Stored dataset items
★ ★ ★
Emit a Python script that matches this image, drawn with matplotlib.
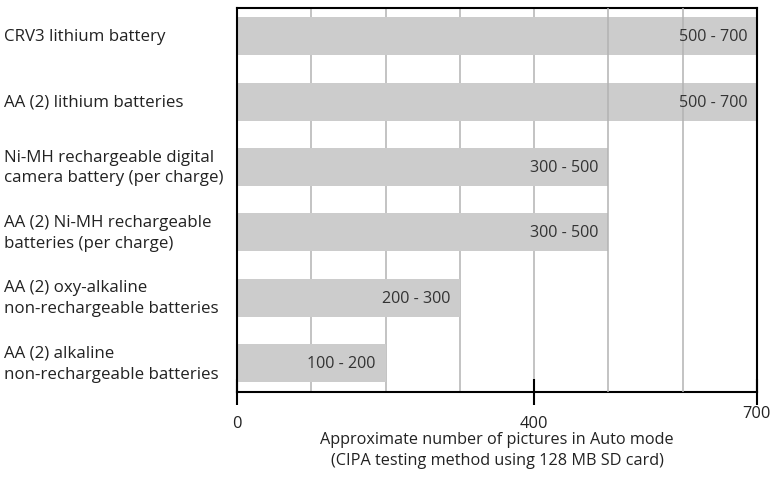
import matplotlib.pyplot as plt
from matplotlib.transforms import blended_transform_factory, ScaledTranslation

plt.rcParams['font.family'] = ['Liberation Sans Narrow', 'Open Sans', 'DejaVu Sans']

# Battery types and picture counts (low - high)
batteries = [
    'CRV3 lithium battery',
    'AA (2) lithium batteries',
    'Ni-MH rechargeable digital\ncamera battery (per charge)',
    'AA (2) Ni-MH rechargeable\nbatteries (per charge)',
    'AA (2) oxy-alkaline\nnon-rechargeable batteries',
    'AA (2) alkaline\nnon-rechargeable batteries',
]
low = [500, 500, 300, 300, 200, 100]
high = [700, 700, 500, 500, 300, 200]

xticks = [0, 400, 700]
grid_back = [100, 200, 300, 400]
grid_front = [500, 600]

fig = plt.figure(figsize=(7.76, 4.81), dpi=100)
ax = fig.add_axes([0.3054, 0.183, 0.67, 0.798])

y = list(range(len(batteries)))
ax.barh(y, high, height=0.58, color='#cccccc', zorder=2)

for g in grid_back:
    ax.axvline(g, color='#b3b3b3', lw=1.1, zorder=1)
for g in grid_front:
    ax.axvline(g, color='#b3b3b3', lw=1.1, zorder=3)

for yi, lo, hi in zip(y, low, high):
    ax.annotate(f'{lo} - {hi}', (hi, yi), xytext=(-7, 0), textcoords='offset points',
                ha='right', va='center', fontsize=11.6, color='#333333', zorder=4)

trans = blended_transform_factory(fig.transFigure, ax.transData)
for yi, name in zip(y, batteries):
    ax.text(0.005, yi, name, transform=trans, ha='left', va='center',
            fontsize=12.2, color='#222222', linespacing=1.4)

ax.set_xlim(0, 700)
ax.set_ylim(5.44, -0.43)
ax.set_yticks([])
ax.set_xticks(xticks)
ax.set_xticklabels([str(t) for t in xticks], fontsize=11.8, color='#222222')
ax.tick_params(axis='x', direction='inout', length=19, width=1.5, pad=7)
# the last tick label sits a little higher
last = ax.get_xticklabels()[-1]
last.set_transform(last.get_transform() + ScaledTranslation(0, 7 / 72, fig.dpi_scale_trans))
for s in ax.spines.values():
    s.set_linewidth(1.5)
    s.set_color('black')

ax.set_xlabel('Approximate number of pictures in Auto mode\n(CIPA testing method using 128 MB SD card)',
              fontsize=11.7, color='#222222', labelpad=0, linespacing=1.45)

fig.savefig('out.png', dpi=100)
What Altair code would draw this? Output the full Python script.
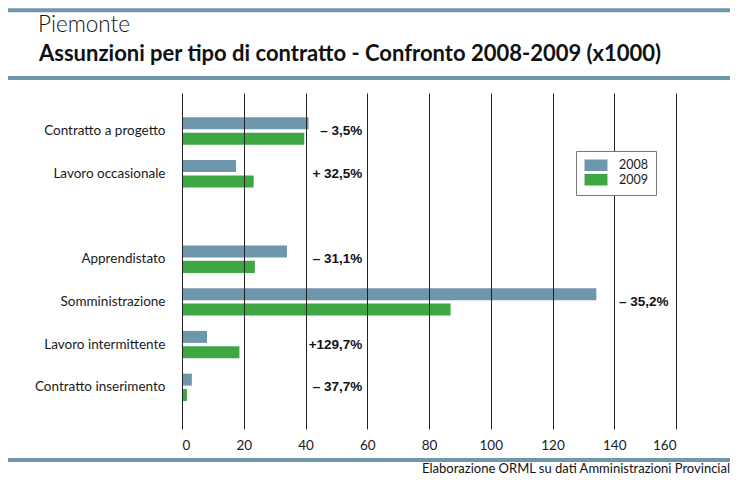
import altair as alt
import pandas as pd

# ---- data (values in thousands) ----
categories = ["Contratto a progetto", "Lavoro occasionale", "Apprendistato",
              "Somministrazione", "Lavoro intermittente", "Contratto inserimento"]
v2008 = [41.0, 17.5, 34.0, 134.2, 8.1, 3.2]
v2009 = [39.6, 23.2, 23.6, 87.0, 18.6, 1.6]
changes = ["– 3,5%", "+ 32,5%", "– 31,1%", "– 35,2%", "+129,7%", "– 37,7%"]
years = ["2008", "2009"]
x_ticks = [0, 20, 40, 60, 80, 100, 120, 140, 160]

title_top = "Piemonte"
title_main = "Assunzioni per tipo di contratto - Confronto 2008-2009 (x1000)"
source = "Elaborazione ORML su dati Amministrazioni Provincial"

BLUE = "#6f97ab"
GREEN = "#3da744"
FONT = "Lato"

y_domain = categories[:2] + [" "] + categories[2:]

bars_df = pd.DataFrame({
    "categoria": categories * 2,
    "anno": [years[0]] * len(categories) + [years[1]] * len(categories),
    "valore": v2008 + v2009,
})
labels_df = pd.DataFrame({
    "categoria": categories,
    "v2008": v2008,
    "v2009": v2009,
    "variazione": changes,
})

y_scale = alt.Scale(domain=y_domain, paddingInner=0.358, paddingOuter=0.6124,
                    align=0.465, round=False)
y_axis = alt.Axis(title=None, ticks=False, domain=False, labelPadding=17,
                  labelFont=FONT, labelFontSize=13.5, labelColor="#1a1a1a")
x_scale = alt.Scale(domain=[0, 160], nice=False)
x_axis = alt.Axis(title=None, values=x_ticks, grid=True, gridColor="#222222",
                  gridWidth=1, gridOpacity=1, ticks=False, domain=False,
                  labelPadding=9, labelFont=FONT, labelFontSize=13.5,
                  labelColor="#1a1a1a", format="d", zindex=1)

bars = alt.Chart(bars_df).mark_bar().encode(
    y=alt.Y("categoria:N", sort=y_domain, scale=y_scale, axis=y_axis),
    yOffset=alt.YOffset("anno:N", scale=alt.Scale(domain=years, paddingInner=0.221,
                                                  paddingOuter=0, round=False)),
    x=alt.X("valore:Q", scale=x_scale, axis=x_axis),
    color=alt.Color("anno:N", scale=alt.Scale(domain=years, range=[BLUE, GREEN]),
                    legend=alt.Legend(title=None, orient="none", legendX=394, legendY=58,
                                      symbolType="M-1,-1H3V1H-1Z", symbolSize=132,
                                      symbolStrokeWidth=0, labelFont=FONT,
                                      labelFontSize=12.5, labelColor="#1a1a1a",
                                      labelOffset=22.5, padding=8, rowPadding=1.5,
                                      strokeColor="#777777", fillColor="white",
                                      zindex=2)),
)

labels = alt.Chart(labels_df).transform_calculate(
    pos="datum.v2008 > 100 ? 157.6 : 58.4"
).mark_text(align="right", baseline="middle", font="Liberation Sans",
            fontWeight="bold", fontSize=13.5, color="#111111").encode(
    y=alt.Y("categoria:N", sort=y_domain, scale=y_scale, axis=y_axis),
    x=alt.X("pos:Q", scale=x_scale, axis=x_axis),
    text="variazione:N",
)

one = alt.Data(values=[{}])


def hline(ypix):
    return alt.Chart(one).mark_rule(color=BLUE, strokeWidth=4).encode(
        x=alt.value(-174), x2=alt.value(548), y=alt.value(ypix))


def label(txt, xpix, ypix, size, weight="normal", align="left"):
    return alt.Chart(one).mark_text(text=txt, align=align, baseline="alphabetic",
                                    font=FONT, fontSize=size, fontWeight=weight,
                                    color="#111111").encode(
        x=alt.value(xpix), y=alt.value(ypix))


chart = alt.layer(
    bars,
    labels,
    hline(-82.7),
    hline(-15),
    hline(367),
    label(title_top, -144, -61, 22.5, weight=300),
    label(title_main, -143, -32, 22, weight="bold"),
    label(source, 548, 380, 13, align="right"),
).properties(
    width=494,
    height=336,
    padding={"left": 174, "top": 85, "right": 54, "bottom": 48},
    autosize=alt.AutoSizeParams(type="none"),
).configure_view(stroke=None)

chart.save("out.html", embed_options={"renderer": "svg", "actions": False})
★ ★ ★
Task details: Repeat exactly and only the lines from the start of the data above through the line that holds "ax.axvline(g, color='#b3b3b3', lw=1.1, zorder=3)", inclusive. Pictures do not belong in the copy.

Right answer:
Emit a Python script that matches this image, drawn with matplotlib.
import matplotlib.pyplot as plt
from matplotlib.transforms import blended_transform_factory, ScaledTranslation

plt.rcParams['font.family'] = ['Liberation Sans Narrow', 'Open Sans', 'DejaVu Sans']

# Battery types and picture counts (low - high)
batteries = [
    'CRV3 lithium battery',
    'AA (2) lithium batteries',
    'Ni-MH rechargeable digital\ncamera battery (per charge)',
    'AA (2) Ni-MH rechargeable\nbatteries (per charge)',
    'AA (2) oxy-alkaline\nnon-rechargeable batteries',
    'AA (2) alkaline\nnon-rechargeable batteries',
]
low = [500, 500, 300, 300, 200, 100]
high = [700, 700, 500, 500, 300, 200]

xticks = [0, 400, 700]
grid_back = [100, 200, 300, 400]
grid_front = [500, 600]

fig = plt.figure(figsize=(7.76, 4.81), dpi=100)
ax = fig.add_axes([0.3054, 0.183, 0.67, 0.798])

y = list(range(len(batteries)))
ax.barh(y, high, height=0.58, color='#cccccc', zorder=2)

for g in grid_back:
    ax.axvline(g, color='#b3b3b3', lw=1.1, zorder=1)
for g in grid_front:
    ax.axvline(g, color='#b3b3b3', lw=1.1, zorder=3)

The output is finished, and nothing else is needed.